GIVEN REQUEST: Every record must be transcribed in its entirety, apart from the images, which are to be omitted.

Plotting code records:
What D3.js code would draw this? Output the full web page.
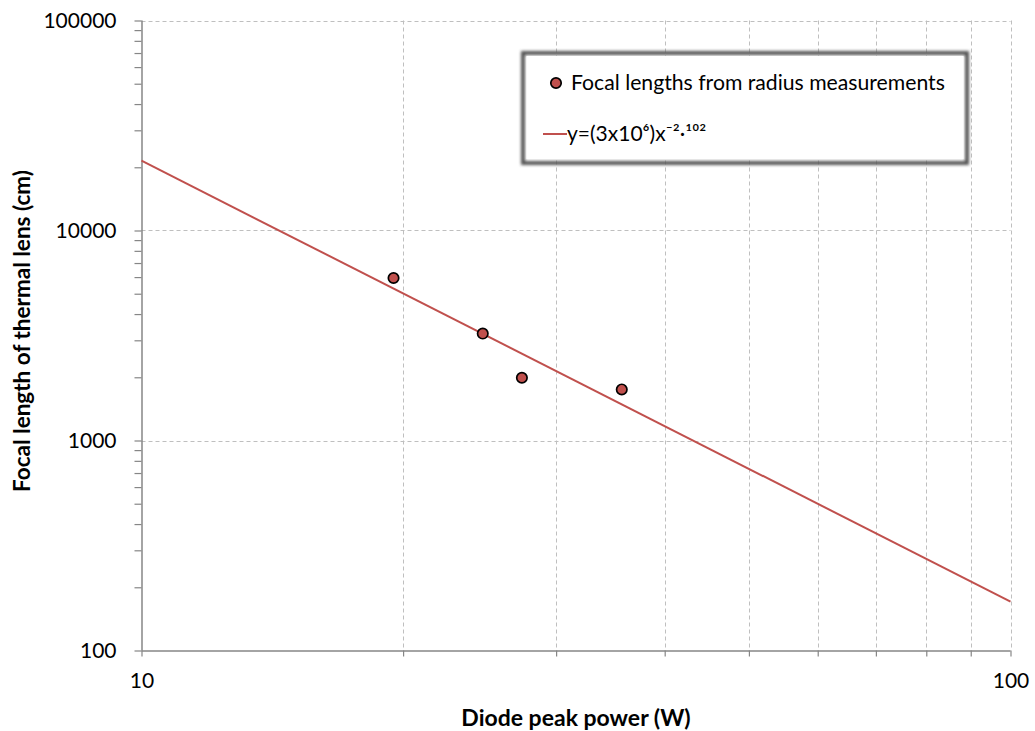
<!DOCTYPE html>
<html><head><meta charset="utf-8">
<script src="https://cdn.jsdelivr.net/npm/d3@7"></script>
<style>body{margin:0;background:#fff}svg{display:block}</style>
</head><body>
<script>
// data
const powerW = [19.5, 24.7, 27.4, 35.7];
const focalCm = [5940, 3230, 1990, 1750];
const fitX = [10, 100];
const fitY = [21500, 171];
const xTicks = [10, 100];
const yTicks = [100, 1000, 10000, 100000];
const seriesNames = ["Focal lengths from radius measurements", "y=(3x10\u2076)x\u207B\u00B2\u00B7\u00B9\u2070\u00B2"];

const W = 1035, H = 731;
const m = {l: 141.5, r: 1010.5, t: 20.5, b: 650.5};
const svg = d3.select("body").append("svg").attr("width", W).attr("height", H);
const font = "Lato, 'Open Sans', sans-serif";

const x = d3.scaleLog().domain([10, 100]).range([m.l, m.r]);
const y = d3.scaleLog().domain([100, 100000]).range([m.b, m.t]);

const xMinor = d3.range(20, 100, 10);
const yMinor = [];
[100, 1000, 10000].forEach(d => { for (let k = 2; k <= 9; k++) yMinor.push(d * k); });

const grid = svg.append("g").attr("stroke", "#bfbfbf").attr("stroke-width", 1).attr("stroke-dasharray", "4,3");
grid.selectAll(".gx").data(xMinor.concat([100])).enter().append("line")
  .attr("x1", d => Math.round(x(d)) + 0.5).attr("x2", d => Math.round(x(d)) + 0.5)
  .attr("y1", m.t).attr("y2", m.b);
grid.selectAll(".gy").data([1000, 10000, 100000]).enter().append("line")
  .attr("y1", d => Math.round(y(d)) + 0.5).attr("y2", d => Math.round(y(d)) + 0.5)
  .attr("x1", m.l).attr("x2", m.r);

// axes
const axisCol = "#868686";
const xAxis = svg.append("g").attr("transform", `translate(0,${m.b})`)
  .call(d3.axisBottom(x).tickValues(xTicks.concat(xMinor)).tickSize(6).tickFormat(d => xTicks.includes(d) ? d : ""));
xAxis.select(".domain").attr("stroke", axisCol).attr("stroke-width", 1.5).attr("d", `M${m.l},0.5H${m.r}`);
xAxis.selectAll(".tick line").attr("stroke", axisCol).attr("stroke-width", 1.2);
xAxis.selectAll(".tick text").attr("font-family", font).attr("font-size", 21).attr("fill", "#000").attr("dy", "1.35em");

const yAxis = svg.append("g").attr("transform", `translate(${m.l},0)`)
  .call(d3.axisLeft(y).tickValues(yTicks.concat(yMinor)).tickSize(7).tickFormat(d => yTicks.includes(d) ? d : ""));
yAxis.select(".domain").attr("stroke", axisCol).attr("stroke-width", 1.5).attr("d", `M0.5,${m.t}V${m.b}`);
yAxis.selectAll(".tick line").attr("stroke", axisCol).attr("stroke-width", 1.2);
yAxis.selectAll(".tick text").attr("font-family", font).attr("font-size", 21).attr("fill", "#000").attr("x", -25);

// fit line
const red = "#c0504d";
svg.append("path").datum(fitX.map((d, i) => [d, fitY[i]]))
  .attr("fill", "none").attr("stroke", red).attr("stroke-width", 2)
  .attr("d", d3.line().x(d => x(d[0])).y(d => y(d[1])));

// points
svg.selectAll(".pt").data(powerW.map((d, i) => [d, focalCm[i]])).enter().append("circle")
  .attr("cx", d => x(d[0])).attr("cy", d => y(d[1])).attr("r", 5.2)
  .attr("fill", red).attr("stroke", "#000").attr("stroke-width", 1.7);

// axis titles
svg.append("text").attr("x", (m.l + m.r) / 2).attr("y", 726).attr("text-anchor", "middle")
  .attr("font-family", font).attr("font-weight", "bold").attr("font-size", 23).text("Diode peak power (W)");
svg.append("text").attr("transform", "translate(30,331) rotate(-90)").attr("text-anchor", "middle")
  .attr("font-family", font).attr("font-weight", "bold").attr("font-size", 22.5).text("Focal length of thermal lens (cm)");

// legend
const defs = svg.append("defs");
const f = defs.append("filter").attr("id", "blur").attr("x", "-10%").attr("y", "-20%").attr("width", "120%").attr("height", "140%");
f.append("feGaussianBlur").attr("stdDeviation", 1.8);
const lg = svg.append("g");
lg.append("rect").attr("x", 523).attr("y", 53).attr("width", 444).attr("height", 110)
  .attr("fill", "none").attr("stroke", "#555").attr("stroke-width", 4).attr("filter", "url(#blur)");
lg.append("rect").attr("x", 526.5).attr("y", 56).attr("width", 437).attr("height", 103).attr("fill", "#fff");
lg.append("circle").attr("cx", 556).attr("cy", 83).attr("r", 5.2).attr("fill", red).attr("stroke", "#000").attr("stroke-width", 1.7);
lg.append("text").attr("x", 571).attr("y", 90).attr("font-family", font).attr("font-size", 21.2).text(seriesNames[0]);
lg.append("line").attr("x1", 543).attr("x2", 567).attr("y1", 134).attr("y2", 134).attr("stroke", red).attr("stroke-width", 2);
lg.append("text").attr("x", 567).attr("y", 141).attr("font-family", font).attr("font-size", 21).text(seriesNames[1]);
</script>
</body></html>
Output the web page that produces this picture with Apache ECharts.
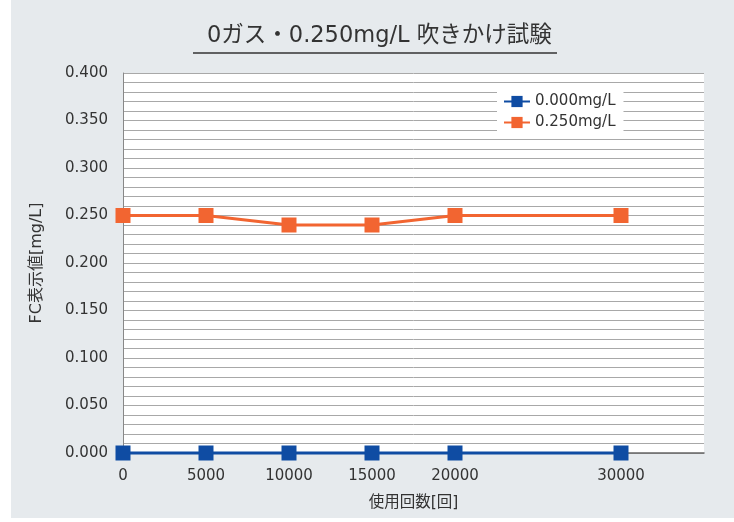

REPLY:
What D3.js code would draw this? Output the full web page.
<!DOCTYPE html>
<html><head><meta charset="utf-8">
<script src="https://cdn.jsdelivr.net/npm/d3@7"></script>
<style>body{margin:0;background:#fff}svg{display:block}</style>
</head><body>
<script>
// data
const powerW = [19.5, 24.7, 27.4, 35.7];
const focalCm = [5940, 3230, 1990, 1750];
const fitX = [10, 100];
const fitY = [21500, 171];
const xTicks = [10, 100];
const yTicks = [100, 1000, 10000, 100000];
const seriesNames = ["Focal lengths from radius measurements", "y=(3x10\u2076)x\u207B\u00B2\u00B7\u00B9\u2070\u00B2"];

const W = 1035, H = 731;
const m = {l: 141.5, r: 1010.5, t: 20.5, b: 650.5};
const svg = d3.select("body").append("svg").attr("width", W).attr("height", H);
const font = "Lato, 'Open Sans', sans-serif";

const x = d3.scaleLog().domain([10, 100]).range([m.l, m.r]);
const y = d3.scaleLog().domain([100, 100000]).range([m.b, m.t]);

const xMinor = d3.range(20, 100, 10);
const yMinor = [];
[100, 1000, 10000].forEach(d => { for (let k = 2; k <= 9; k++) yMinor.push(d * k); });

const grid = svg.append("g").attr("stroke", "#bfbfbf").attr("stroke-width", 1).attr("stroke-dasharray", "4,3");
grid.selectAll(".gx").data(xMinor.concat([100])).enter().append("line")
  .attr("x1", d => Math.round(x(d)) + 0.5).attr("x2", d => Math.round(x(d)) + 0.5)
  .attr("y1", m.t).attr("y2", m.b);
grid.selectAll(".gy").data([1000, 10000, 100000]).enter().append("line")
  .attr("y1", d => Math.round(y(d)) + 0.5).attr("y2", d => Math.round(y(d)) + 0.5)
  .attr("x1", m.l).attr("x2", m.r);

// axes
const axisCol = "#868686";
const xAxis = svg.append("g").attr("transform", `translate(0,${m.b})`)
  .call(d3.axisBottom(x).tickValues(xTicks.concat(xMinor)).tickSize(6).tickFormat(d => xTicks.includes(d) ? d : ""));
xAxis.select(".domain").attr("stroke", axisCol).attr("stroke-width", 1.5).attr("d", `M${m.l},0.5H${m.r}`);
xAxis.selectAll(".tick line").attr("stroke", axisCol).attr("stroke-width", 1.2);
xAxis.selectAll(".tick text").attr("font-family", font).attr("font-size", 21).attr("fill", "#000").attr("dy", "1.35em");

const yAxis = svg.append("g").attr("transform", `translate(${m.l},0)`)
  .call(d3.axisLeft(y).tickValues(yTicks.concat(yMinor)).tickSize(7).tickFormat(d => yTicks.includes(d) ? d : ""));
yAxis.select(".domain").attr("stroke", axisCol).attr("stroke-width", 1.5).attr("d", `M0.5,${m.t}V${m.b}`);
yAxis.selectAll(".tick line").attr("stroke", axisCol).attr("stroke-width", 1.2);
yAxis.selectAll(".tick text").attr("font-family", font).attr("font-size", 21).attr("fill", "#000").attr("x", -25);

// fit line
const red = "#c0504d";
svg.append("path").datum(fitX.map((d, i) => [d, fitY[i]]))
  .attr("fill", "none").attr("stroke", red).attr("stroke-width", 2)
  .attr("d", d3.line().x(d => x(d[0])).y(d => y(d[1])));

// points
svg.selectAll(".pt").data(powerW.map((d, i) => [d, focalCm[i]])).enter().append("circle")
  .attr("cx", d => x(d[0])).attr("cy", d => y(d[1])).attr("r", 5.2)
  .attr("fill", red).attr("stroke", "#000").attr("stroke-width", 1.7);

// axis titles
svg.append("text").attr("x", (m.l + m.r) / 2).attr("y", 726).attr("text-anchor", "middle")
  .attr("font-family", font).attr("font-weight", "bold").attr("font-size", 23).text("Diode peak power (W)");
svg.append("text").attr("transform", "translate(30,331) rotate(-90)").attr("text-anchor", "middle")
  .attr("font-family", font).attr("font-weight", "bold").attr("font-size", 22.5).text("Focal length of thermal lens (cm)");

// legend
const defs = svg.append("defs");
const f = defs.append("filter").attr("id", "blur").attr("x", "-10%").attr("y", "-20%").attr("width", "120%").attr("height", "140%");
f.append("feGaussianBlur").attr("stdDeviation", 1.8);
const lg = svg.append("g");
lg.append("rect").attr("x", 523).attr("y", 53).attr("width", 444).attr("height", 110)
  .attr("fill", "none").attr("stroke", "#555").attr("stroke-width", 4).attr("filter", "url(#blur)");
lg.append("rect").attr("x", 526.5).attr("y", 56).attr("width", 437).attr("height", 103).attr("fill", "#fff");
lg.append("circle").attr("cx", 556).attr("cy", 83).attr("r", 5.2).attr("fill", red).attr("stroke", "#000").attr("stroke-width", 1.7);
lg.append("text").attr("x", 571).attr("y", 90).attr("font-family", font).attr("font-size", 21.2).text(seriesNames[0]);
lg.append("line").attr("x1", 543).attr("x2", 567).attr("y1", 134).attr("y2", 134).attr("stroke", red).attr("stroke-width", 2);
lg.append("text").attr("x", 567).attr("y", 141).attr("font-family", font).attr("font-size", 21).text(seriesNames[1]);
</script>
</body></html>
Output the web page that produces this picture with Apache ECharts.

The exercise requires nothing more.